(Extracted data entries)

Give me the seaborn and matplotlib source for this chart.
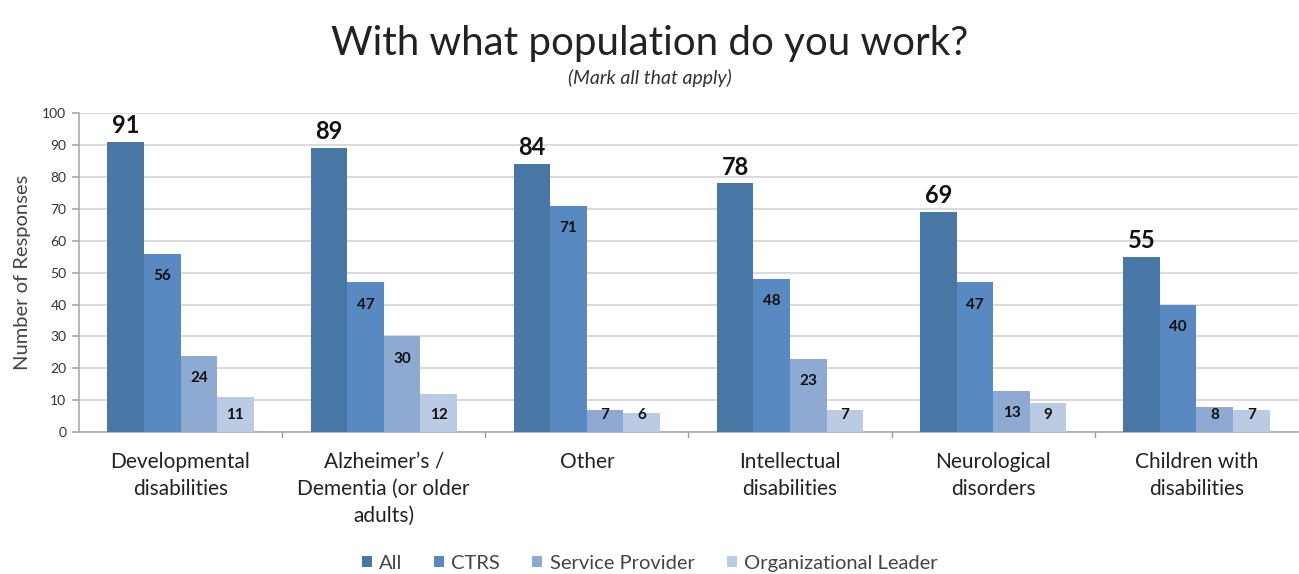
import matplotlib
matplotlib.use("Agg")
import matplotlib.pyplot as plt
import seaborn as sns
import pandas as pd
import numpy as np

categories = ["Developmental\ndisabilities", "Alzheimer\u2019s /\nDementia (or older\nadults)", "Other",
              "Intellectual\ndisabilities", "Neurological\ndisorders", "Children with\ndisabilities"]
series_names = ["All", "CTRS", "Service Provider", "Organizational Leader"]
all_vals = [91, 89, 84, 78, 69, 55]
ctrs_vals = [56, 47, 71, 48, 47, 40]
service_vals = [24, 30, 7, 23, 13, 8]
leader_vals = [11, 12, 6, 7, 9, 7]
yticks = list(range(0, 101, 10))

colors = ["#4877a6", "#5889c0", "#8eaad2", "#bccbe4"]

rows = []
for s, vals in zip(series_names, [all_vals, ctrs_vals, service_vals, leader_vals]):
    for c, v in zip(categories, vals):
        rows.append({"Category": c, "Series": s, "Value": v})
df = pd.DataFrame(rows)

sns.set_theme(style="white")
plt.rcParams['font.family'] = ['Lato', 'DejaVu Sans']

fig = plt.figure(figsize=(12.99, 5.74), dpi=100)
ax = fig.add_axes([0.0608, 0.247, 0.9384, 0.556])

sns.barplot(data=df, x="Category", y="Value", hue="Series", palette=colors,
            width=0.72, saturation=1, ax=ax, legend=True, zorder=3, linewidth=0)

ax.set_ylim(0, 100)
ax.set_xlim(-0.5, len(categories) - 0.5)
ax.set_yticks(yticks)
ax.set_yticklabels([str(t) for t in yticks], fontsize=10, color="#333333")
ax.yaxis.grid(True, color="#d4d4d4", linewidth=1.2, zorder=0)
ax.set_axisbelow(True)
ax.set_ylabel("Number of Responses", fontsize=14.5, color="#444444", labelpad=8)
ax.set_xlabel("")
ax.tick_params(axis="y", length=5, color="#aaaaaa", direction="out", left=True, pad=4)
ax.set_xticks(range(len(categories)))
ax.set_xticklabels(categories, fontsize=15, color="#222222", va="top", linespacing=1.45)
ax.tick_params(axis="x", length=0, pad=14)
for x in np.arange(0.5, len(categories) - 0.5, 1.0):
    ax.plot([x, x], [0, -1.5], color="#999999", lw=1, clip_on=False)
for sp in ["top", "right"]:
    ax.spines[sp].set_visible(False)
ax.spines["left"].set_color("#aaaaaa")
ax.spines["bottom"].set_color("#aaaaaa")
ax.spines["left"].set_linewidth(1.2)
ax.spines["bottom"].set_linewidth(1.2)

for ci, container in enumerate(ax.containers):
    for bar in container:
        v = bar.get_height()
        xc = bar.get_x() + bar.get_width() / 2
        if ci == 0:
            ax.text(xc, v + 1.5, f"{int(v)}", ha="center", va="bottom", fontsize=17,
                    fontweight="bold", color="#111111")
        else:
            ax.text(xc, max(v - 7, 5.5), f"{int(v)}", ha="center", va="center", fontsize=11,
                    fontweight="bold", color="#111111")

handles, labels = ax.get_legend_handles_labels()
ax.get_legend().remove()
leg = fig.legend(handles, labels, loc="center", bbox_to_anchor=(0.5, 0.019), ncol=4, frameon=False,
                 fontsize=14.5, handlelength=0.5, handleheight=0.5, handletextpad=0.35,
                 columnspacing=1.6)
for t in leg.get_texts():
    t.set_color("#444444")

fig.text(0.5, 0.924, "With what population do you work?", ha="center", va="center",
         fontsize=29, color="#222222")
fig.text(0.5, 0.864, "(Mark all that apply)", ha="center", va="center",
         fontsize=14, style="italic", color="#333333")

fig.savefig("out.png", dpi=100)
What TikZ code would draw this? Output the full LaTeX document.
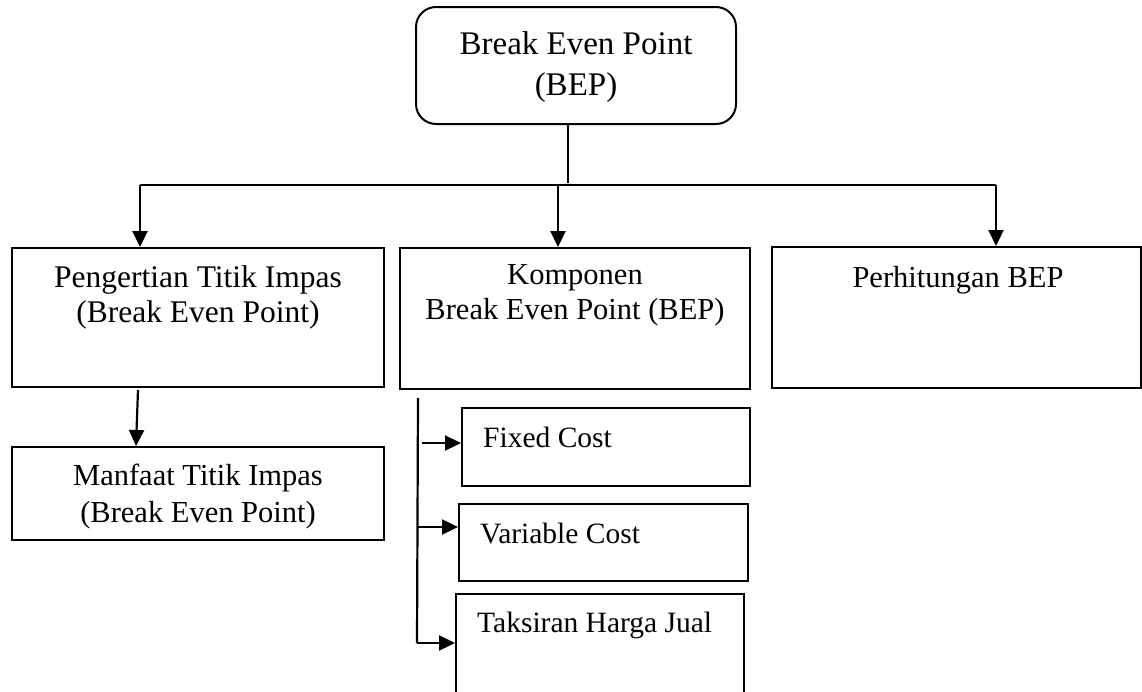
\documentclass[tikz,border=0pt]{standalone}
\usepackage{fontspec}
\setmainfont{Liberation Serif}
\usetikzlibrary{arrows.meta}
\tikzset{
  boxshape/.style={draw, line width=2pt, rectangle, inner sep=0pt},
  roundbox/.style={draw, line width=2pt, rectangle, rounded corners=20pt, inner sep=0pt},
  lbl/.style={anchor=base, inner sep=0pt, font=\fontsize{30.5}{36}\selectfont},
  lblleft/.style={anchor=base west, inner sep=0pt, font=\fontsize{29.5}{36}\selectfont},
  conn/.style={line width=2.2pt},
  arr/.style={line width=2.2pt, -{Triangle[length=16pt,width=15pt]}}
}
\begin{document}
\begin{tikzpicture}[x=1pt,y=-1pt]
\useasboundingbox (0,0) rectangle (1142,691);
% boxes
\node[roundbox, minimum width=320pt, minimum height=117pt] (top) at (576,65.5) {};
\node[boxshape, minimum width=372pt, minimum height=139pt] (peng) at (198,317.5) {};
\node[boxshape, minimum width=350pt, minimum height=141pt] (komp) at (575,318.5) {};
\node[boxshape, minimum width=369pt, minimum height=141pt] (perh) at (956.5,317.5) {};
\node[boxshape, minimum width=372pt, minimum height=93pt] (manf) at (198,493.5) {};
\node[boxshape, minimum width=288pt, minimum height=78pt] (fixed) at (606,447) {};
\node[boxshape, minimum width=289pt, minimum height=77pt] (var) at (603.5,542.5) {};
\node[boxshape, minimum width=288pt, minimum height=130pt] (taks) at (600,659) {};
% texts
\node[lbl, font=\fontsize{33}{40}\selectfont] (t1) at (576,54) {Break Even Point};
\node[lbl, font=\fontsize{33}{40}\selectfont] (t2) at (576,95) {(BEP)};
\node[lbl, font=\fontsize{31.5}{36}\selectfont] (p1) at (198,287) {Pengertian Titik Impas};
\node[lbl, font=\fontsize{31.5}{36}\selectfont] (p2) at (198,322) {(Break Even Point)};
\node[lbl] (k1) at (575,284) {Komponen};
\node[lbl] (k2) at (575,319) {Break Even Point (BEP)};
\node[lbl] (h1) at (958,287) {Perhitungan BEP};
\node[lbl] (m1) at (198,485) {Manfaat Titik Impas};
\node[lbl] (m2) at (198,522) {(Break Even Point)};
\node[lblleft] (f1) at (483,447) {Fixed Cost};
\node[lblleft] (v1) at (480,543) {Variable Cost};
\node[lblleft] (x1) at (477,632) {Taksiran Harga Jual};
% connectors
\coordinate (jt) at (568,183);
\coordinate (hl) at (140,185);
\coordinate (hr) at (996,185);
\coordinate (hm) at (558,185);
\draw[conn] (top.south -| jt) -- (jt);
\draw[conn] (hl) -- (hr);
\draw[arr] (hl) -- (hl |- peng.north);
\draw[arr] (hm) -- (hm |- komp.north);
\draw[arr] (hr) -- (hr |- perh.north);
\coordinate (pb) at (138,390);
\draw[arr] (pb) -- (136,447 |- manf.north);
\coordinate (vt) at (418,398);
\coordinate (vb) at (417,643);
\draw[conn] (vt) -- (vb);
\coordinate (a1) at (422,443);
\coordinate (a2) at (418,527);
\draw[arr] (a1) -- (a1 -| fixed.west);
\draw[arr] (a2) -- (a2 -| var.west);
\draw[arr] (vb) -- (vb -| taks.west);
\end{tikzpicture}
\end{document}
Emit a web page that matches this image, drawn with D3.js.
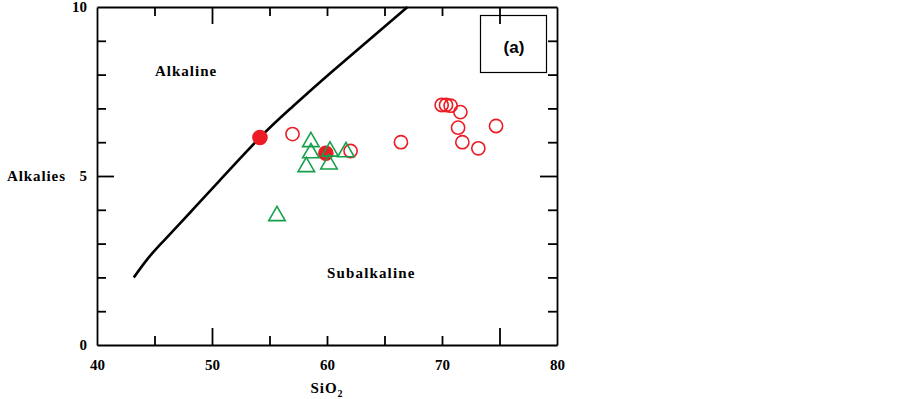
<!DOCTYPE html>
<html>
<head>
<meta charset="utf-8">
<script src="https://cdn.jsdelivr.net/npm/d3@7"></script>
<style>
  body { margin: 0; background: #fff; }
  text { font-family: "Liberation Serif", "Times New Roman", serif; font-weight: bold; }
</style>
</head>
<body>
<script>
/* TAS-style alkaline / subalkaline plot */

const width = 903, height = 399;
const margin = {top: 7, right: 346, bottom: 54, left: 97};

// Irvine & Baragar divide [SiO2, alkalies]
const divideSiO2 = [43.2, 44.4, 45.8, 48.1, 50.7, 54.2, 57.0, 60.3, 67.0];
const divideAlk  = [2.0, 2.55, 3.08, 3.92, 4.88, 6.15, 7.05, 8.05, 10.0];

// red samples (filled)
const filledSiO2 = [54.17, 59.9];
const filledAlk  = [6.14, 5.67];

// red samples (open)
const openSiO2 = [57.0, 62.05, 66.43, 69.97, 70.35, 70.75, 71.6, 71.4, 71.77, 73.16, 74.7];
const openAlk  = [6.24, 5.74, 6.0, 7.10, 7.10, 7.08, 6.89, 6.43, 6.0, 5.82, 6.48];

// green triangles
const triSiO2 = [58.6, 58.6, 58.2, 60.26, 60.17, 61.65, 55.65];
const triAlk  = [6.01, 5.68, 5.27, 5.73, 5.35, 5.71, 3.82];

const xTicks = [45, 50, 55, 60, 65, 70, 75];
const xLongTicks = [50, 75];
const xLabels = [40, 50, 60, 70, 80];
const yTicks = [1, 2, 3, 4, 5, 6, 7, 8, 9];
const yLongTicks = [5];
const yLabels = [0, 5, 10];

const red = "#ec1c24";
const green = "#14a04b";

let x = d3.scaleLinear()
  .domain([40, 80])
  .range([margin.left, width - margin.right]);

let y = d3.scaleLinear()
  .domain([0, 10])
  .range([height - margin.bottom, margin.top]);

const svg = d3.select("body").append("svg")
  .attr("width", width)
  .attr("height", height);

// divide curve
const line = d3.line()
  .x(d => x(d[0]))
  .y(d => y(d[1]))
  .curve(d3.curveNatural);

svg.append("path")
  .datum(d3.zip(divideSiO2, divideAlk))
  .attr("d", line)
  .attr("fill", "none")
  .attr("stroke", "#000")
  .attr("stroke-width", 2.6);

// frame ticks (all inward)
function tickLen(v, longs) { return longs.includes(v) ? 17 : 9; }

const axBottom = svg.append("g")
  .attr("transform", `translate(0,${y(0)})`)
  .call(d3.axisBottom(x).tickValues(xTicks).tickSizeOuter(0).tickFormat(""));
axBottom.selectAll(".tick line").attr("y2", d => -tickLen(d, xLongTicks));

const axTop = svg.append("g")
  .attr("transform", `translate(0,${y(10)})`)
  .call(d3.axisTop(x).tickValues(xTicks).tickSizeOuter(0).tickFormat(""));
axTop.selectAll(".tick line").attr("y2", d => tickLen(d, xLongTicks));

const axLeft = svg.append("g")
  .attr("transform", `translate(${x(40)},0)`)
  .call(d3.axisLeft(y).tickValues(yTicks).tickSizeOuter(0).tickFormat(""));
axLeft.selectAll(".tick line").attr("x2", d => tickLen(d, yLongTicks));

const axRight = svg.append("g")
  .attr("transform", `translate(${x(80)},0)`)
  .call(d3.axisRight(y).tickValues(yTicks).tickSizeOuter(0).tickFormat(""));
axRight.selectAll(".tick line").attr("x2", d => -tickLen(d, yLongTicks));

svg.selectAll(".domain, .tick line")
  .attr("stroke", "#000")
  .attr("stroke-width", 1.8);

// tick labels
const xl = svg.append("g")
  .attr("transform", `translate(0,${y(0)})`)
  .call(d3.axisBottom(x).tickValues(xLabels).tickSize(0).tickPadding(14));
const yl = svg.append("g")
  .attr("transform", `translate(${x(40)},0)`)
  .call(d3.axisLeft(y).tickValues(yLabels).tickSize(0).tickPadding(10));
[xl, yl].forEach(g => {
  g.select(".domain").remove();
  g.selectAll("text")
    .attr("fill", "#000")
    .style("font-family", "'Liberation Serif', serif")
    .style("font-weight", "bold")
    .style("font-size", "15px");
});

// axis titles
const sio2 = svg.append("text")
  .attr("x", x(60))
  .attr("y", 393)
  .attr("text-anchor", "middle")
  .style("font-size", "15px")
  .style("letter-spacing", "1px");
sio2.append("tspan").text("SiO");
sio2.append("tspan").attr("dy", 4).style("font-size", "10px").text("2");

svg.append("text")
  .attr("x", 7)
  .attr("y", y(5) + 5)
  .style("font-size", "15px")
  .style("letter-spacing", "0.9px")
  .text("Alkalies");

// field names
svg.append("text")
  .attr("x", 155)
  .attr("y", 76)
  .style("font-size", "15px")
  .style("letter-spacing", "1px")
  .text("Alkaline");

svg.append("text")
  .attr("x", 327)
  .attr("y", 278)
  .style("font-size", "15px")
  .style("letter-spacing", "1.15px")
  .text("Subalkaline");

// panel label box
svg.append("rect")
  .attr("x", 480.5).attr("y", 15.5)
  .attr("width", 66).attr("height", 57)
  .attr("fill", "none")
  .attr("stroke", "#000")
  .attr("stroke-width", 1.2);

svg.append("text")
  .attr("x", 514)
  .attr("y", 53)
  .attr("text-anchor", "middle")
  .style("font-family", "'Liberation Sans', Arial, sans-serif")
  .style("font-size", "17px")
  .text("(a)");

// samples
svg.append("g").selectAll("circle")
  .data(d3.zip(openSiO2, openAlk))
  .join("circle")
  .attr("cx", d => x(d[0]))
  .attr("cy", d => y(d[1]))
  .attr("r", 6.6)
  .attr("fill", "none")
  .attr("stroke", red)
  .attr("stroke-width", 1.6);

svg.append("g").selectAll("circle")
  .data(d3.zip(filledSiO2, filledAlk))
  .join("circle")
  .attr("cx", d => x(d[0]))
  .attr("cy", d => y(d[1]))
  .attr("r", 7.8)
  .attr("fill", red);

const tri = d3.symbol().type(d3.symbolTriangle).size(118);
svg.append("g").selectAll("path")
  .data(d3.zip(triSiO2, triAlk))
  .join("path")
  .attr("transform", d => `translate(${x(d[0])},${y(d[1])})`)
  .attr("d", tri)
  .attr("fill", "none")
  .attr("stroke", green)
  .attr("stroke-width", 1.6);
</script>
</body>
</html>
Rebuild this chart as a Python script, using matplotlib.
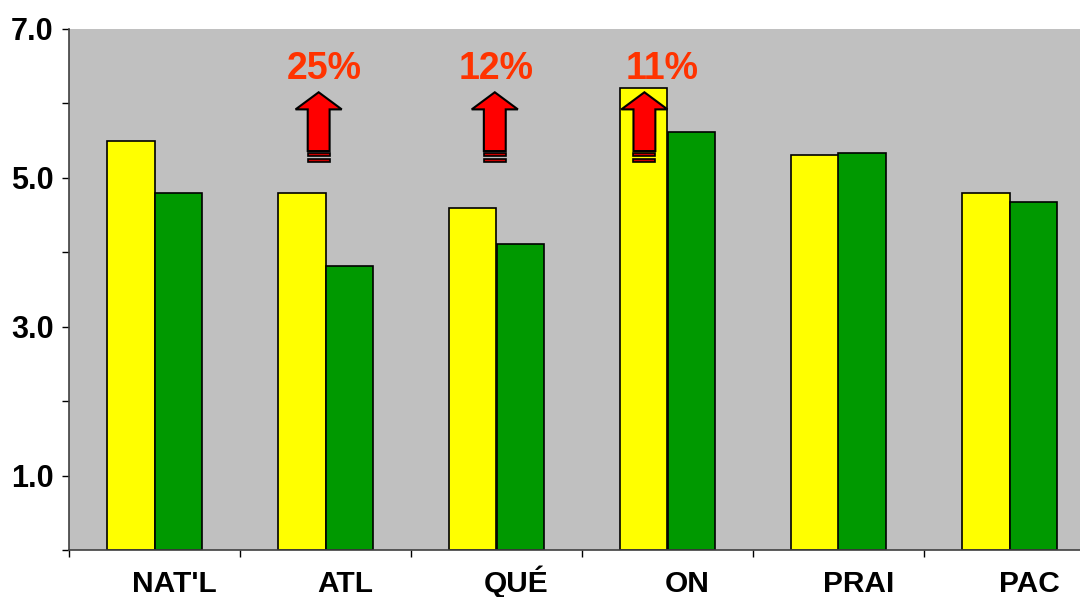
import matplotlib
matplotlib.use("Agg")
import matplotlib.pyplot as plt
from matplotlib.patches import Polygon, Rectangle
from matplotlib.transforms import ScaledTranslation
import numpy as np

plt.rcParams['font.family'] = ['Liberation Sans', 'DejaVu Sans']

categories = ["NAT'L", "ATL", "QUÉ", "ON", "PRAI", "PAC"]
yellow_vals = [5.50, 4.80, 4.60, 6.21, 5.31, 4.80]
green_vals = [4.80, 3.82, 4.11, 5.62, 5.33, 4.67]

# up-arrows with percentage labels: (x of arrow, x of label, text)
arrow_x = [0.96, 1.99, 2.865]
label_x = [0.99, 2.0, 2.97]
pct_labels = ["25%", "12%", "11%"]

fig = plt.figure(figsize=(10.8, 5.97), dpi=100)
ax = fig.add_axes([69 / 1080, 1 - 550 / 597, (1095 - 69) / 1080, (550 - 29) / 597])
ax.set_facecolor("#C0C0C0")

x = np.arange(len(categories))
w = 0.28
ax.bar(x - w / 2, yellow_vals, w, color="#FFFF00", edgecolor="black", linewidth=1.2, zorder=2)
ax.bar(x + w / 2, green_vals, w, color="#009900", edgecolor="black", linewidth=1.2, zorder=2)

ax.set_xlim(-0.5, len(categories) - 0.5)
ax.set_ylim(0, 7)

# y ticks every 1.0, label only the odd ones
ax.set_yticks(np.arange(0, 8, 1))
ax.set_yticklabels(["" if v % 2 == 0 else f"{v:.1f}" for v in range(8)])
ax.tick_params(axis="y", direction="out", length=5, width=1, pad=6,
               labelsize=22, colors="black")
for lab in ax.get_yticklabels():
    lab.set_fontweight("bold")

# x: ticks at category boundaries, labels drawn on a common baseline,
# shifted a bit right of the group centre like the original
ax.set_xticks(np.arange(-0.5, len(categories) + 0.5, 1))
ax.set_xticklabels([])
ax.tick_params(axis="x", direction="out", length=5, width=1)
shift = ScaledTranslation(20 / 100, 0, fig.dpi_scale_trans)
for xi, name in zip(x, categories):
    ax.text(xi, -0.081, name, transform=ax.get_xaxis_transform() + shift,
            ha="center", va="baseline", fontsize=21.5, fontweight="bold", clip_on=False)

for side in ("top", "right"):
    ax.spines[side].set_visible(False)
for side in ("left", "bottom"):
    ax.spines[side].set_color("#404040")
    ax.spines[side].set_linewidth(1.2)

# block arrows
hw, sw = 0.135, 0.064
top, head_base, shaft_bot = 6.15, 5.92, 5.36
for ax_x, lx, txt in zip(arrow_x, label_x, pct_labels):
    pts = [(ax_x, top), (ax_x + hw, head_base), (ax_x + sw, head_base),
           (ax_x + sw, shaft_bot), (ax_x - sw, shaft_bot), (ax_x - sw, head_base),
           (ax_x - hw, head_base)]
    ax.add_patch(Polygon(pts, closed=True, facecolor="#FF0000", edgecolor="black",
                         linewidth=1.5, zorder=4))
    for y0, y1 in [(5.29, 5.335), (5.21, 5.255)]:
        ax.add_patch(Rectangle((ax_x - sw, y0), 2 * sw, y1 - y0, facecolor="#CC0000",
                               edgecolor="black", linewidth=1.2, zorder=4))
    ax.text(lx, 6.46, txt, ha="center", va="center", fontsize=27, fontweight="bold",
            color="#FF3300", zorder=5)

fig.savefig("out.png", dpi=100)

## TASK BRIEF
Above are records with pictures. Reproduce exactly only the lines from the line with "Emit a web page" through the line with "subalkaline plot */", both ends included, and leave the pictures out.

## TASK RESULT
Emit a web page that matches this image, drawn with D3.js.
<!DOCTYPE html>
<html>
<head>
<meta charset="utf-8">
<script src="https://cdn.jsdelivr.net/npm/d3@7"></script>
<style>
  body { margin: 0; background: #fff; }
  text { font-family: "Liberation Serif", "Times New Roman", serif; font-weight: bold; }
</style>
</head>
<body>
<script>
/* TAS-style alkaline / subalkaline plot */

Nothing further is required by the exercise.